#### Exercise task:
From the listing below, extract each line containing the string "this".

START Given data

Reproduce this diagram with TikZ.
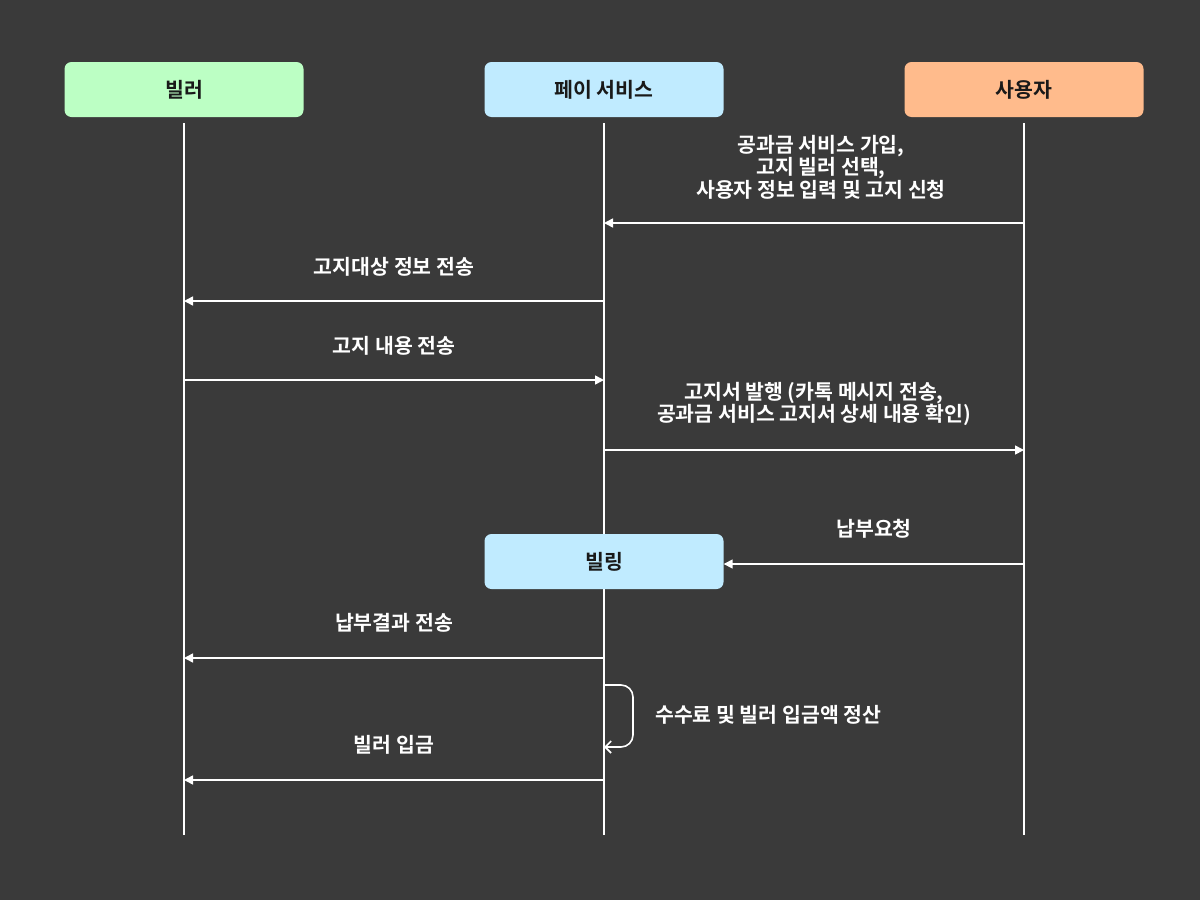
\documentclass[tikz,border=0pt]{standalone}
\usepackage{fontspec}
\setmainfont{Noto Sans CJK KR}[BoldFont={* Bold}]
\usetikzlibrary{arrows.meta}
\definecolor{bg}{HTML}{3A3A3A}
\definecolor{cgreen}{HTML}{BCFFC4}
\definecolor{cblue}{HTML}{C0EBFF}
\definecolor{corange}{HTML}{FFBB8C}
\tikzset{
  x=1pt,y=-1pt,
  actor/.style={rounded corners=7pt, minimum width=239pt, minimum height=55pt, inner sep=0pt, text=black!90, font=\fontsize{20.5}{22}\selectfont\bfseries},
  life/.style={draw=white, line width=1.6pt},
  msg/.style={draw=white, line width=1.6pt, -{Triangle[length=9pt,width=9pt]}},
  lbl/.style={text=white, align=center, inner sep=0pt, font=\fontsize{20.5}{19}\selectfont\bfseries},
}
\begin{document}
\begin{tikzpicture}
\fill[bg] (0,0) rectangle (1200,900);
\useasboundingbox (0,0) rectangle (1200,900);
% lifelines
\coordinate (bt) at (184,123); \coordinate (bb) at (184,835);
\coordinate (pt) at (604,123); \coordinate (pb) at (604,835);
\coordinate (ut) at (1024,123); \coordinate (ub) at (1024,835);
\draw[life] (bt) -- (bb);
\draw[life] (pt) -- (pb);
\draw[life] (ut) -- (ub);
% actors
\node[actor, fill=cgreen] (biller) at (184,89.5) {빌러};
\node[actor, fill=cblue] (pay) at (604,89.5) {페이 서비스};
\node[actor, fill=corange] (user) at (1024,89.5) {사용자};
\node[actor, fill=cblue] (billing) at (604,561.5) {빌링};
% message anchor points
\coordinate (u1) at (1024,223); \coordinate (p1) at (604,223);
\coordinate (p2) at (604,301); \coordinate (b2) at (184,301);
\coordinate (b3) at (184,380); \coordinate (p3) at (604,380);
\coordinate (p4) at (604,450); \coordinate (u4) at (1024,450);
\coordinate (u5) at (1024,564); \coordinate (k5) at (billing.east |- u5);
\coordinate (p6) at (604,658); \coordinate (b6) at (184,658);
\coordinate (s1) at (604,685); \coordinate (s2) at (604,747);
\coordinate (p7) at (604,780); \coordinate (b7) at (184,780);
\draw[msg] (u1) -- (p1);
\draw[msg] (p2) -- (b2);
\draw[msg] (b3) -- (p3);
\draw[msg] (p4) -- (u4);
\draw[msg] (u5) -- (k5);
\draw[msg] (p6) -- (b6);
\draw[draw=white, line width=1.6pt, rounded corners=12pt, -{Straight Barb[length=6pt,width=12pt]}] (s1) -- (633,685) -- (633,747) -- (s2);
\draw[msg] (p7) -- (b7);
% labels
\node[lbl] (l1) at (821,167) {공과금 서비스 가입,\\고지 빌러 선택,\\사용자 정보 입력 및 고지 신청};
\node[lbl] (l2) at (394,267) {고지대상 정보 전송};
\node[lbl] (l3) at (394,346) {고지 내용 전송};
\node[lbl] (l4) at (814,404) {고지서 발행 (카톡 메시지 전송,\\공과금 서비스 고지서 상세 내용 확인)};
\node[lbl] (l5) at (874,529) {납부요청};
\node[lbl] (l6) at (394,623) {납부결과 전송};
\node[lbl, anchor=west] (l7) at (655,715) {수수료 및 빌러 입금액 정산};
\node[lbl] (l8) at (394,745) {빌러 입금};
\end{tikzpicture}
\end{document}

END Given data
START Given data

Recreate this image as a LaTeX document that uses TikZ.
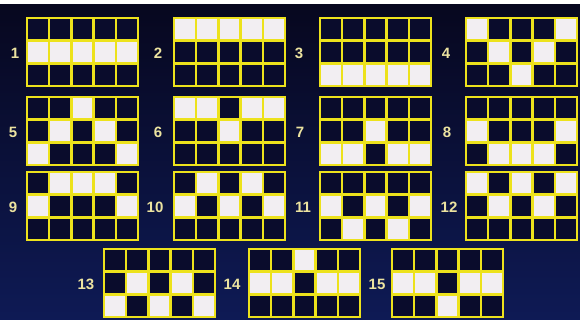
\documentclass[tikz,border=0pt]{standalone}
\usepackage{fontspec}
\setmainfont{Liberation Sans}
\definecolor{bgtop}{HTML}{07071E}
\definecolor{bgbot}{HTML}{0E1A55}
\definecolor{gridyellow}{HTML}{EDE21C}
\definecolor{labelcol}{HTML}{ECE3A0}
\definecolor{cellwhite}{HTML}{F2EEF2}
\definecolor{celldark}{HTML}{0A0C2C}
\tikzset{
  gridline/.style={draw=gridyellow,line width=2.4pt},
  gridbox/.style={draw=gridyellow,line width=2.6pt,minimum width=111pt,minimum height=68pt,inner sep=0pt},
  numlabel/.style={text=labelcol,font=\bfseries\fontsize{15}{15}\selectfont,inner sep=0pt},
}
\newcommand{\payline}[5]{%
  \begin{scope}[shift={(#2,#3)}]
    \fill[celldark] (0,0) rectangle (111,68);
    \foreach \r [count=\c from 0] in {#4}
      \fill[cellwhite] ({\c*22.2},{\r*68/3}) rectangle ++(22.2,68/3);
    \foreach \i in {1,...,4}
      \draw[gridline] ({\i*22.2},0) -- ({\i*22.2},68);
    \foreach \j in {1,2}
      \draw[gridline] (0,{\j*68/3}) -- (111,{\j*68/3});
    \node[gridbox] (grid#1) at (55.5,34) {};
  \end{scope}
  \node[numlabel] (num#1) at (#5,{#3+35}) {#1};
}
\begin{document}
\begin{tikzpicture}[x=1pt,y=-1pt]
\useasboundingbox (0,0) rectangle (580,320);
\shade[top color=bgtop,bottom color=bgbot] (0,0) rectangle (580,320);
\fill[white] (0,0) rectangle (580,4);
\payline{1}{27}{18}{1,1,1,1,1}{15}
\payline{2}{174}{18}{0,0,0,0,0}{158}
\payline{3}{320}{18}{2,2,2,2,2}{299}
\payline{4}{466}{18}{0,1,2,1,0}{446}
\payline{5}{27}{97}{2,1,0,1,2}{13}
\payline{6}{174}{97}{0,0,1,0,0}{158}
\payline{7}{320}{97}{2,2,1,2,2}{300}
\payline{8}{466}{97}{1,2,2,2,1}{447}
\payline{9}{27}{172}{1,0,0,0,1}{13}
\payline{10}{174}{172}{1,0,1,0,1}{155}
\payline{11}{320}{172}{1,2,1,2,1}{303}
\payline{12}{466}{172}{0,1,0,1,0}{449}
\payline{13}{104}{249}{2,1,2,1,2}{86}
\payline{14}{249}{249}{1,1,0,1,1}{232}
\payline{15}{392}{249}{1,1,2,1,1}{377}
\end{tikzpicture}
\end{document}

END Given data

#### Written answer:
Reproduce this diagram with TikZ.
Recreate this image as a LaTeX document that uses TikZ.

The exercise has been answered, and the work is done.